30-Second Psychology: The 50 Most Thought-provoking Psychology Theories, Each Explained in Half a Minute - Christian Jarrett 2011
Wason’s confirmation bias
Decision Making & Emotions
Back in the 1960s, the British psychologist Peter Wason presented research participants with four cards, each with a letter on one side and a number on the other. Two of them showed a letter on their upper face, the other two showed a number, rather like this: B, E, 4, 8. The participants’ task was to say which cards they’d need to turn over to test the statement: ’If a card has a “B” on one side, it always has a “4” on the other.’ Most participants said they’d turn over the ’B’ card, which is fair enough—anything other than a ’4’ on the other side would refute the statement. However, the majority of participants then mistakenly said they’d turn over the ’4’. Doing so is pointless. The presence of a ’B’ on the other side would support the statement, but not conclusively. The presence of any other letter would have no bearing on the statement. The other card the participants should have opted to turn over is the ’8’. If this revealed a ’B’, the statement would be falsified. Known as the ’Wason selection task’, this and other research Wason conducted showed our strong ’confirmation bias’ — the tendency to seek out evidence that supports our existing beliefs.

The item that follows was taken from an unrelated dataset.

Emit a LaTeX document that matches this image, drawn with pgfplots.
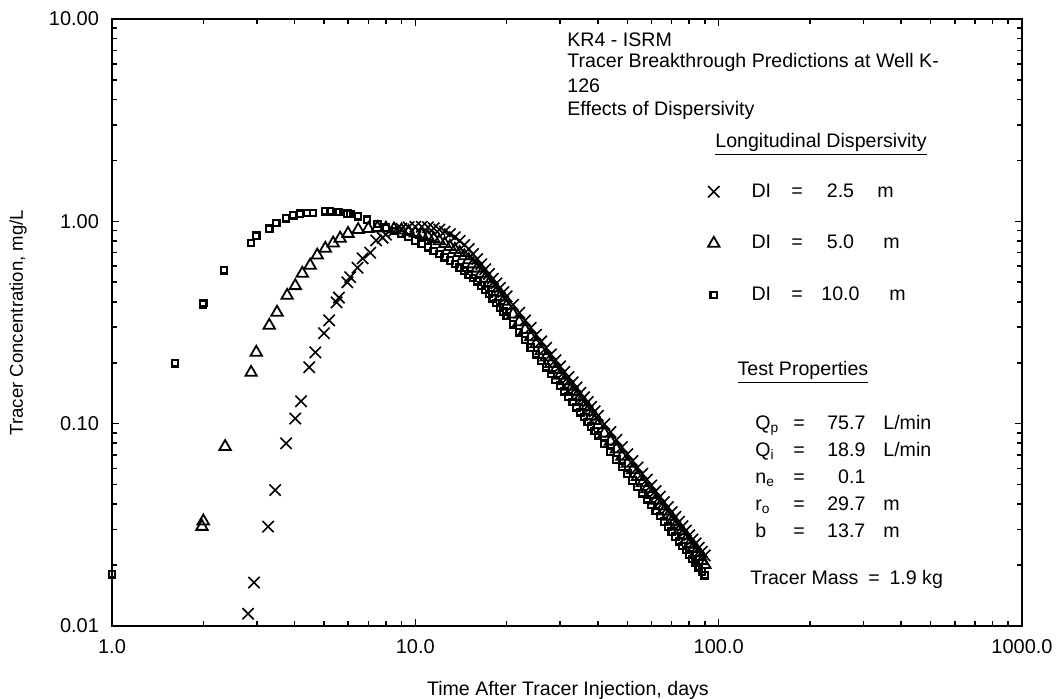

We seek out and pay particular attention to information that supports our existing beliefs.
We read newspapers that espouse our own political views and pay more attention to adverts that champion our favourite brands. What happens when we’re confronted with scientific evidence that directly contradicts our personal beliefs? A 2010 study by Towson University psychologist Geoffrey Munro found that such a situation leads many of us to conclude that the topic at hand, and other topics, too, are not amenable to scientific inquiry — what he called ’the scientific impotence excuse’.
FESTINGER’S BORING TASK
From voting to shopping, to improve your decision making try considering the reasons against, as well as the reasons for, your current favourite.